We're in an era where the average age of US farmers is rising - only 6 percent of farmers are under 35, while 33% are over 65. That trend is a result of a tough economic situation for family farmers who compete with large scale corporate agriculture. There were 20% fewer beginning farmers in 2012 than there were 5 years earlier - not a hopeful future for our country's farming tradition.
But we like to think that we're bucking the trend! When HAH started there were only a couple of direct market produce farmers in Plumas County.

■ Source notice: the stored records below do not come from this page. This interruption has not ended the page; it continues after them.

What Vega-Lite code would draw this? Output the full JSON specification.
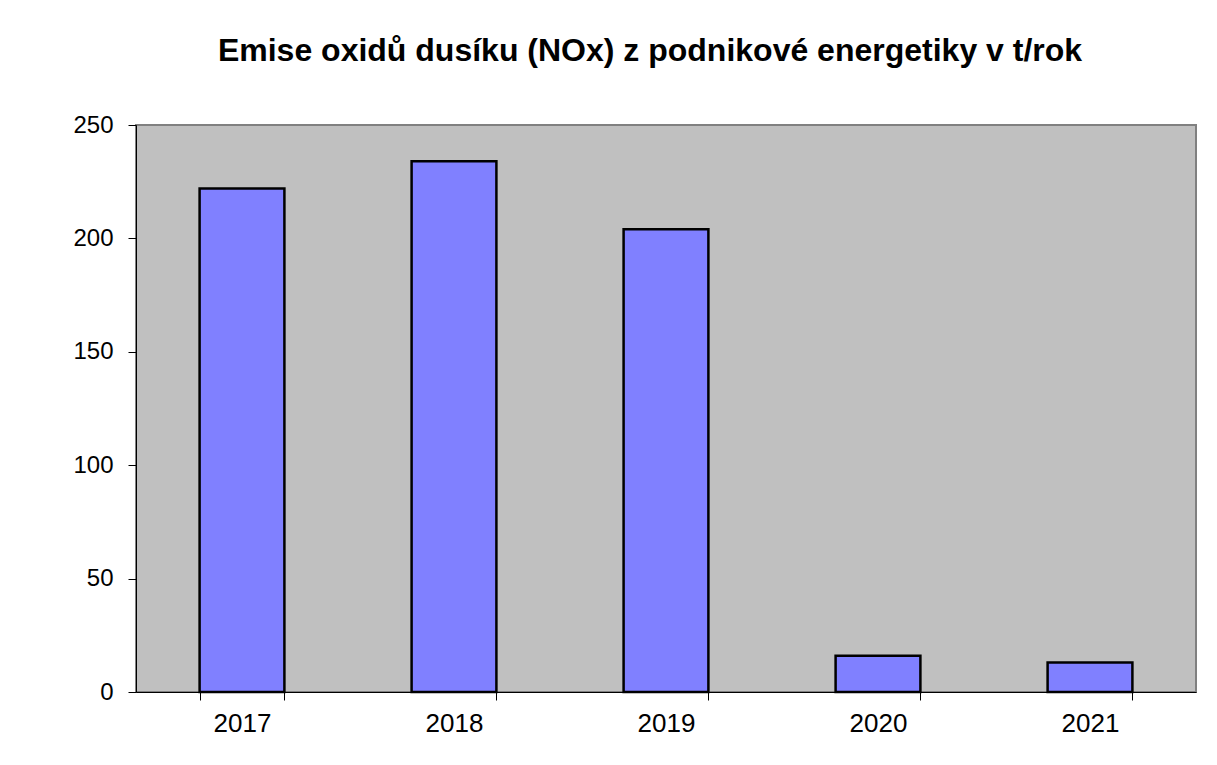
{
  "$schema": "https://vega.github.io/schema/vega-lite/v6.json",
  "autosize": {"type": "none"},
  "width": 1060,
  "height": 567,
  "padding": {"left": 136, "top": 125, "right": 21, "bottom": 73},
  "background": "white",
  "title": {
    "text": "Emise oxidů dusíku (NOx) z podnikové energetiky v t/rok",
    "font": "Liberation Sans",
    "fontSize": 32,
    "fontWeight": "bold",
    "color": "black",
    "anchor": "middle",
    "dx": -16,
    "offset": 45
  },
  "data": {
    "values": [
      {"rok": "2017", "emise": 222},
      {"rok": "2018", "emise": 234},
      {"rok": "2019", "emise": 204},
      {"rok": "2020", "emise": 16},
      {"rok": "2021", "emise": 13}
    ]
  },
  "mark": {"type": "bar", "color": "#8080FF", "stroke": "black", "strokeWidth": 2.5},
  "encoding": {
    "x": {
      "field": "rok",
      "type": "ordinal",
      "scale": {"paddingInner": 0.6, "paddingOuter": 0.3},
      "axis": {
        "title": null,
        "labelAngle": 0,
        "labelFont": "Liberation Sans",
        "labelFontSize": 26,
        "labelColor": "black",
        "labelPadding": 10,
        "tickBand": "extent",
        "tickSize": 8,
        "tickColor": "black",
        "domainColor": "black",
        "domainWidth": 1
      }
    },
    "y": {
      "field": "emise",
      "type": "quantitative",
      "scale": {"domain": [0, 250], "nice": false},
      "axis": {
        "title": null,
        "values": [0, 50, 100, 150, 200, 250],
        "grid": false,
        "labelFont": "Liberation Sans",
        "labelFontSize": 24,
        "labelColor": "black",
        "labelPadding": 15,
        "tickSize": 8,
        "tickColor": "black",
        "domainColor": "black",
        "domainWidth": 1
      }
    }
  },
  "config": {
    "view": {"fill": "#C0C0C0", "stroke": "#808080", "strokeWidth": 2}
  }
}
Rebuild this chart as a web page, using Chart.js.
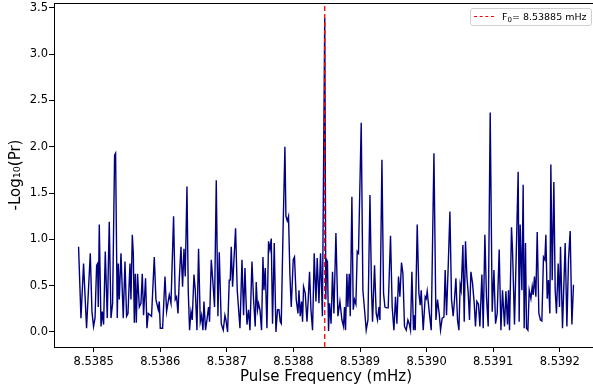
<!DOCTYPE html>
<html>
<head>
<meta charset="utf-8">
<script src="https://cdn.jsdelivr.net/npm/chart.js@4.4.1/dist/chart.umd.min.js"></script>
<style>
html,body{margin:0;padding:0;background:#fff;overflow:hidden;}
#wrap{position:relative;width:600px;height:387px;}
#legend{position:absolute;left:470px;top:8px;width:122px;height:18px;border:1px solid #d0d0d0;border-radius:3px;background:rgba(255,255,255,0.85);font-family:"DejaVu Sans",sans-serif;font-size:9.5px;color:#000;box-sizing:border-box;}
#legend .sample{position:absolute;left:3px;top:7px;width:20px;height:0;border-top:1.3px dashed #ff0000;}
#legend .txt{position:absolute;left:31px;top:2px;white-space:nowrap;line-height:12px;}
#legend sub{font-size:7px;vertical-align:-2px;line-height:0;}
</style>
</head>
<body>
<div id="wrap">
<canvas id="c" width="600" height="387"></canvas>
<div id="legend"><span class="sample"></span><span class="txt" id="legtxt"></span></div>
</div>
<script>
// Pulse frequency (mHz) and -log10(Pr)
const freqs = [
8.5384773,8.5384809,8.5384848,8.5384893,8.5384949,8.5384974,8.5384998,8.5385020,8.5385044,8.5385059,
8.5385069,8.5385084,8.5385110,8.5385129,8.5385149,8.5385174,8.5385204,8.5385234,8.5385260,8.5385284,
8.5385314,8.5385329,8.5385354,8.5385369,8.5385384,8.5385410,8.5385444,8.5385470,8.5385494,8.5385515,
8.5385545,8.5385560,8.5385580,8.5385595,8.5385610,8.5385625,8.5385640,8.5385659,8.5385685,8.5385710,
8.5385730,8.5385749,8.5385779,8.5385800,8.5385820,8.5385869,8.5385910,8.5385935,8.5385970,8.5385985,
8.5386000,8.5386035,8.5386071,8.5386095,8.5386135,8.5386161,8.5386200,8.5386225,8.5386245,8.5386266,
8.5386285,8.5386311,8.5386335,8.5386356,8.5386375,8.5386401,8.5386420,8.5386440,8.5386461,8.5386480,
8.5386506,8.5386526,8.5386551,8.5386575,8.5386601,8.5386620,8.5386641,8.5386656,8.5386680,8.5386701,
8.5386725,8.5386740,8.5386766,8.5386791,8.5386815,8.5386841,8.5386866,8.5386886,8.5386916,8.5386946,
8.5386971,8.5386986,8.5387011,8.5387036,8.5387051,8.5387066,8.5387086,8.5387131,8.5387156,8.5387197,
8.5387227,8.5387251,8.5387272,8.5387284,8.5387302,8.5387326,8.5387347,8.5387377,8.5387401,8.5387426,
8.5387441,8.5387461,8.5387476,8.5387497,8.5387521,8.5387542,8.5387557,8.5387577,8.5387602,8.5387626,
8.5387647,8.5387667,8.5387686,8.5387712,8.5387737,8.5387761,8.5387782,8.5387802,8.5387817,8.5387842,
8.5387872,8.5387887,8.5387907,8.5387926,8.5387947,8.5387967,8.5387997,8.5388016,8.5388042,8.5388068,
8.5388083,8.5388102,8.5388122,8.5388137,8.5388152,8.5388177,8.5388203,8.5388222,8.5388242,8.5388263,
8.5388287,8.5388312,8.5388338,8.5388357,8.5388383,8.5388407,8.5388435,8.5388470,8.5388486,8.5388498,
8.5388511,8.5388527,8.5388542,8.5388565,8.5388587,8.5388608,8.5388638,8.5388668,8.5388698,8.5388728,
8.5388752,8.5388767,8.5388782,8.5388803,8.5388818,8.5388838,8.5388853,8.5388878,8.5388898,8.5388917,
8.5388938,8.5388958,8.5388977,8.5389018,8.5389043,8.5389068,8.5389093,8.5389119,8.5389149,8.5389173,
8.5389188,8.5389218,8.5389243,8.5389263,8.5389284,8.5389299,8.5389329,8.5389353,8.5389374,8.5389398,
8.5389423,8.5389458,8.5389483,8.5389509,8.5389533,8.5389554,8.5389578,8.5389599,8.5389623,8.5389644,
8.5389668,8.5389694,8.5389719,8.5389739,8.5389758,8.5389779,8.5389803,8.5389814,8.5389829,8.5389859,
8.5389884,8.5389904,8.5389919,8.5389949,8.5389979,8.5389994,8.5390009,8.5390039,8.5390069,8.5390110,
8.5390140,8.5390164,8.5390189,8.5390209,8.5390234,8.5390260,8.5390279,8.5390299,8.5390324,8.5390350,
8.5390374,8.5390399,8.5390419,8.5390440,8.5390464,8.5390485,8.5390504,8.5390519,8.5390545,8.5390565,
8.5390584,8.5390605,8.5390625,8.5390644,8.5390665,8.5390689,8.5390715,8.5390734,8.5390755,8.5390779,
8.5390800,8.5390830,8.5390850,8.5390875,8.5390899,8.5390925,8.5390955,8.5390985,8.5391011,8.5391035,
8.5391060,8.5391090,8.5391116,8.5391140,8.5391170,8.5391191,8.5391215,8.5391230,8.5391245,8.5391275,
8.5391290,8.5391320,8.5391345,8.5391375,8.5391390,8.5391405,8.5391431,8.5391450,8.5391465,8.5391485,
8.5391500,8.5391521,8.5391541,8.5391566,8.5391586,8.5391601,8.5391620,8.5391641,8.5391661,8.5391686,
8.5391710,8.5391731,8.5391755,8.5391776,8.5391791,8.5391811,8.5391830,8.5391851,8.5391866,8.5391886,
8.5391911,8.5391931,8.5391950,8.5391976,8.5391996,8.5392011,8.5392041,8.5392081,8.5392107,8.5392131,
8.5392156,8.5392182,8.5392206
];
const logPower = [
0.92,0.15,0.74,0.04,0.85,0.22,0.06,0.15,0.72,0.74,
0.27,1.16,0.06,0.22,0.08,0.87,0.15,1.19,0.15,0.31,
1.91,1.93,0.15,0.74,0.35,0.85,0.15,0.76,0.17,0.20,
0.74,0.35,1.05,0.85,0.10,0.63,0.10,0.63,0.27,0.31,
0.63,0.18,0.58,0.04,0.20,0.17,0.81,0.35,0.24,0.33,
0.04,0.04,0.60,0.22,0.40,0.31,1.25,0.35,0.38,0.20,
0.56,0.92,0.49,0.90,0.60,1.57,0.45,0.02,0.22,0.13,
0.62,0.45,0.02,0.90,0.11,0.18,0.02,0.33,0.02,0.13,
0.27,0.11,0.78,0.53,0.27,1.64,0.17,0.86,0.09,0.02,
0.18,0.13,0.00,0.56,0.56,0.92,0.49,1.12,0.45,0.04,
0.78,0.18,0.69,0.42,0.08,0.24,0.02,0.76,0.35,0.06,
0.54,0.24,0.31,0.24,0.02,0.81,0.45,0.69,0.04,0.98,
0.89,1.01,0.09,0.96,0.00,0.24,0.24,0.11,0.09,1.03,
2.00,1.25,1.20,1.25,0.62,0.27,0.78,0.81,0.35,0.20,
0.45,0.17,0.33,0.11,0.49,0.42,0.11,0.35,0.65,0.24,
0.02,0.85,0.33,0.80,0.31,0.85,0.17,3.39,0.35,0.78,
0.76,0.01,0.31,0.09,0.65,0.20,1.07,0.17,0.33,0.13,
0.06,0.27,0.02,0.63,0.27,0.63,0.17,1.46,0.24,0.35,
0.30,0.87,0.85,2.26,0.45,0.24,0.02,0.13,1.48,0.45,
0.11,0.72,0.20,0.13,0.27,0.13,1.86,0.42,0.27,0.26,
0.26,1.04,0.27,0.02,0.38,0.09,0.60,0.38,0.75,0.63,
0.06,0.02,0.13,0.09,0.02,0.65,0.02,0.18,0.02,1.16,
0.42,0.29,0.45,0.02,0.38,0.36,0.44,0.22,0.02,1.93,
0.13,0.35,0.20,0.02,0.15,0.16,0.67,0.18,0.70,1.30,
0.35,0.17,0.35,0.58,0.13,0.02,0.51,0.45,0.94,0.11,
0.98,0.60,0.42,0.13,0.65,0.53,0.31,0.06,0.33,0.30,
0.06,0.62,0.04,1.05,0.38,0.06,2.37,0.22,0.67,0.09,
0.20,0.89,0.02,0.45,0.06,0.44,0.08,0.45,0.02,1.13,
0.89,0.08,0.81,1.73,0.11,1.16,0.45,1.59,0.04,0.96,
0.04,0.02,0.45,0.36,0.49,0.40,0.60,0.38,1.08,0.20,
0.13,0.12,0.81,0.78,1.05,0.36,0.56,0.20,1.81,0.56,
1.62,0.45,0.20,0.74,0.27,0.92,0.04,0.96,0.06,0.78,
1.09,0.08,0.51
];
const F0 = 8.538847;
const xTicks = [8.5385,8.5386,8.5387,8.5388,8.5389,8.5390,8.5391,8.5392];
const yTicks = [0.0,0.5,1.0,1.5,2.0,2.5,3.0,3.5];
const X_MIN = 8.5384404, X_MAX = 8.5392574;
const Y_MIN = -0.162, Y_MAX = 3.553;

document.getElementById('legtxt').innerHTML = 'F<sub>0</sub>= ' + F0.toFixed(5) + ' mHz';

const points = freqs.map((f,i)=>({x:f,y:logPower[i]}));

const frame = {
  id:'frame',
  afterDraw(chart){
    const a = chart.chartArea, ctx = chart.ctx;
    ctx.save();
    ctx.strokeStyle = '#000';
    ctx.lineWidth = 1;
    ctx.strokeRect(Math.round(a.left)+0.5, Math.round(a.top)+0.5, a.right-a.left, a.bottom-a.top);
    ctx.restore();
  }
};

const FONT = '"DejaVu Sans", sans-serif';
new Chart(document.getElementById('c'), {
  type:'line',
  data:{
    datasets:[
      {label:'F0', data:[{x:F0,y:Y_MIN},{x:F0,y:Y_MAX}], borderColor:'#ff0000', borderWidth:1.3, borderDash:[5,3], pointRadius:0, order:0},
      {label:'power', data:points, borderColor:'#000080', borderWidth:1.4, pointRadius:0, tension:0, order:1}
    ]
  },
  options:{
    responsive:false, animation:false,
    layout:{padding:{top:3,right:2,left:0,bottom:0}},
    plugins:{legend:{display:false}, tooltip:{enabled:false}},
    scales:{
      x:{
        type:'linear', min:X_MIN, max:X_MAX,
        afterBuildTicks: s => { s.ticks = xTicks.map(v=>({value:v})); },
        afterFit: s => { s.height = 40; s.paddingLeft = 0; s.paddingRight = 0; },
        ticks:{ callback: v => Number(v).toFixed(4), color:'#000', font:{family:FONT,size:11.5}, padding:3, maxRotation:0, autoSkip:false },
        grid:{ display:true, drawOnChartArea:false, drawTicks:true, tickLength:5, tickColor:'#000', tickWidth:1 },
        border:{ display:true, color:'#000', width:1 },
        title:{ display:true, text:'Pulse Frequency (mHz)', color:'#000', font:{family:FONT,size:15}, padding:{top:0,bottom:1} }
      },
      y:{
        type:'linear', min:Y_MIN, max:Y_MAX,
        afterBuildTicks: s => { s.ticks = yTicks.map(v=>({value:v})); },
        afterFit: s => { s.width = 54; s.paddingTop = 0; s.paddingBottom = 0; },
        ticks:{ callback: v => Number(v).toFixed(1), color:'#000', font:{family:FONT,size:11.5}, padding:1, autoSkip:false },
        grid:{ display:true, drawOnChartArea:false, drawTicks:true, tickLength:5, tickColor:'#000', tickWidth:1 },
        border:{ display:true, color:'#000', width:1 },
        title:{ display:true, text:'-Log₁₀(Pr)', color:'#000', font:{family:FONT,size:15}, padding:{top:7,bottom:0} }
      }
    }
  },
  plugins:[frame]
});
</script>
</body>
</html>
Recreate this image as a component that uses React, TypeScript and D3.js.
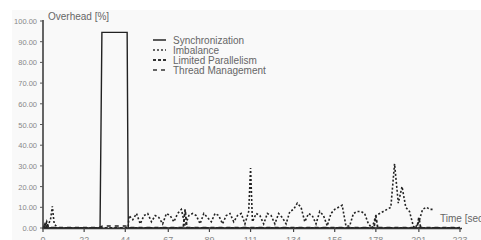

Now HAH works with 10 produce growers total, half of whom have been farming for less than 5 years, and all but 2 of whom have been farming for less than 10 years (the USDA's definition of a beginning farmer). And they say you can't grow food in the mountains. Grow farmers grow!
Here are the newest additions to the HAH farmily.
Bike Basket Growers
Kari O'Reilly, Dax Albrecht and kiddo Acer are the down to earth family behind Shoofly Farm, named for it's location in Indian Falls near the historic Shoofly Bridge that spans Indian Creek.
Kari and Dax raise delicious free range meat birds and a flock of laying hens that produce a rainbow of pastel eggs (Ask them about their chicken-yard composting method, it's really interesting.)
This year Shoofly Farm is expanding from their homestead onto neighboring farmland. On this sunny, fertile land they'll be growing early season spinach, hot house tomatoes and a trial crop of celeriac for HAH.